You’ve just spent a lot of time and effort building an amazing model and it works perfectly on your machine. Now comes the next challenge, scaling AI models in production. How do you make it useful for your entire organization? How do you feed a mind-bogglingly large amount of data through it? How do you track its performance once you figure out answers to the first two questions?

What You Need to Know

Putting software into production is hard. Not only are there the technical challenges of making sure that the right code runs on the right machine at the right time, but there are the added challenges that stem from ensuring compliance with your organization’s requirements. Scaling AI models adds another layer of complexity to this process.

Scalability is about more than just running your application many times behind a load balancer. As you increase the scale of your application deployment, you also increase the need for infrastructure to monitor, alert, secure, and report on the health of your application. Likewise, in the world of container orchestration, scalability is also about usage efficiency. Cloud providers make near-infinite scale possible with the push of a button, but infrastructure budgets and on-premise infrastructure have not evolved in the same manner. Highly scalable software must also be highly efficient to ensure effective use of existing physical resources and prevent unnecessarily ballooning cloud infrastructure costs.

The next challenge stems from data. One of the greatest benefits of artificial intelligence (AI) and machine learning software is its ability to parse and analyze volumes of data at a speed and scale far faster and great than that of human cognition. Data can come from a variety of different locations in a variety of formats, and can also have different access and security requirements.

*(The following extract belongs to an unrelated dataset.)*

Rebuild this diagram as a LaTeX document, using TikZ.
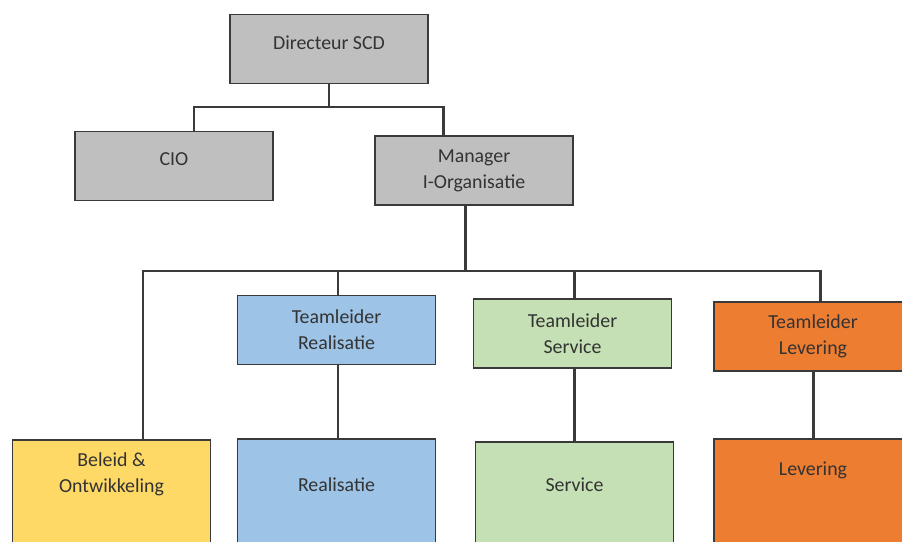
\documentclass[tikz,border=0pt]{standalone}
\usepackage{fontspec}
\setmainfont{Carlito}
\usepackage{tikz}
\usetikzlibrary{positioning}
\definecolor{mgray}{HTML}{BFBFBF}
\definecolor{mblue}{HTML}{9DC3E6}
\definecolor{mgreen}{HTML}{C5E0B4}
\definecolor{morange}{HTML}{ED7D31}
\definecolor{myellow}{HTML}{FFD966}
\definecolor{mline}{HTML}{3A3A3A}
\tikzset{box/.style = {draw = mline, line width = 1.1pt, rectangle, minimum width = 3.96cm, minimum height = 1.38cm, inner sep = 0, align = center, text = black!80, font = \fontsize{11.3}{14.7}\selectfont}}
\tikzset{tallbox/.style = {box, anchor = north, minimum height = 2.6cm}}
\tikzset{lbl/.style = {align = center, text = black!80, font = \fontsize{11.3}{14.7}\selectfont}}
\tikzset{conn/.style = {draw = mline, line width = 1.7pt}}

\begin{document}
\begin{tikzpicture}[x = 0.02cm, y = -0.02cm]
      \useasboundingbox (0, 0) rectangle (902, 541);
      \clip (0, 0) rectangle (902, 541);
      % top
      \node [box, fill = mgray, text depth = 7.6pt] (dir) at (329, 49) {Directeur SCD};
      \node [box, fill = mgray, text depth = 7.6pt] (cio) at (174, 166) {CIO};
      \node [box, fill = mgray] (man) at (474, 170.5) {Manager\\I-Organisatie};
      % team leaders
      \node [box, fill = mblue] (tlr) at (336.5, 330) {Teamleider\\Realisatie};
      \node [box, fill = mgreen] (tls) at (572.5, 333.5) {Teamleider\\Service};
      \node [box, fill = morange] (tll) at (813, 336.5) {Teamleider\\Levering};
      % teams
      \node [tallbox, fill = myellow] (bel) at (111.5, 439) {};
      \node [tallbox, fill = mblue] (rea) at (336.5, 438) {};
      \node [tallbox, fill = mgreen] (ser) at (574.5, 441) {};
      \node [tallbox, fill = morange] (lev) at (813, 438) {};
      \node [lbl] (beltxt) at (111.5, 474) {Beleid \&\\Ontwikkeling};
      \node [lbl] (reatxt) at (336.5, 485) {Realisatie};
      \node [lbl] (sertxt) at (574.5, 485) {Service};
      \node [lbl] (levtxt) at (813, 470) {Levering};
      % connectors
      \coordinate (tl) at (194, 107);
      \coordinate (tr) at (443, 107);
      \draw [conn] (dir.south) -- (dir.south |- tl);
      \draw [conn] (tl |- cio.north) -- (tl) -- (tr) -- (tr |- man.north);
      \coordinate (mb) at (465, 271);
      \coordinate (bl) at (143, 271);
      \coordinate (br) at (820, 271);
      \coordinate (b2) at (338, 271);
      \coordinate (b3) at (574, 271);
      \draw [conn] (mb |- man.south) -- (mb);
      \draw [conn] (bl |- bel.north) -- (bl) -- (br) -- (br |- tll.north);
      \draw [conn] (b2) -- (b2 |- tlr.north);
      \draw [conn] (b3) -- (b3 |- tls.north);
      \draw [conn] (tlr.south -| b2) -- (rea.north -| b2);
      \draw [conn] (ser.north) -- (ser.north |- tls.south);
      \draw [conn] (tll.south) -- (lev.north);
    \end{tikzpicture}
\end{document}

Modzy Differentiation – Scaling AI Models for Production

The first way that Modzy helps you achieve scale is by not requiring your data scientists and model writers to know how to do it. Our model interface abstracts away all the complexities of running a model at scale with a simple interface that can be leveraged by anyone with a little bit of coding experience. Model authors simply define model hardware requirements, and implement a simple 3-route web server. Inputs and outputs are handled by reading and writing from the filesystem.

Modzy handles the intricate complexities of running software at scale automatically. We take the hardware requirements for each model and ensure that models are run on machines that can meet those requirements. Modzy also fetches the data from where it lives, and presents it to the model through its filesystem so that model authors never need to write data connection adapters, or worry about data access security, logging, or auditing.

Finally, Modzy takes advantage of the full power and capability of Kubernetes to support horizontal scaling, as well as efficient resource utilization. Because we’re built on Kubernetes, there is a veritable wealth of supporting software to actively monitor, secure, alert, and report on real-time operation.

What This Means for You

Modzy helps anyone author amazing models that can run at enterprise and cloud scale, without requiring IT, security, networking, or policy expertise. Modzy supports both the near-infinite scalability of the cloud and the efficient utilization needed for on-premise installations. Because we’re built on ubiquitous, community-supported software, Modzy can tie into all your existing IT infrastructure to monitoring and maintenance in accordance with your organization’s requirements.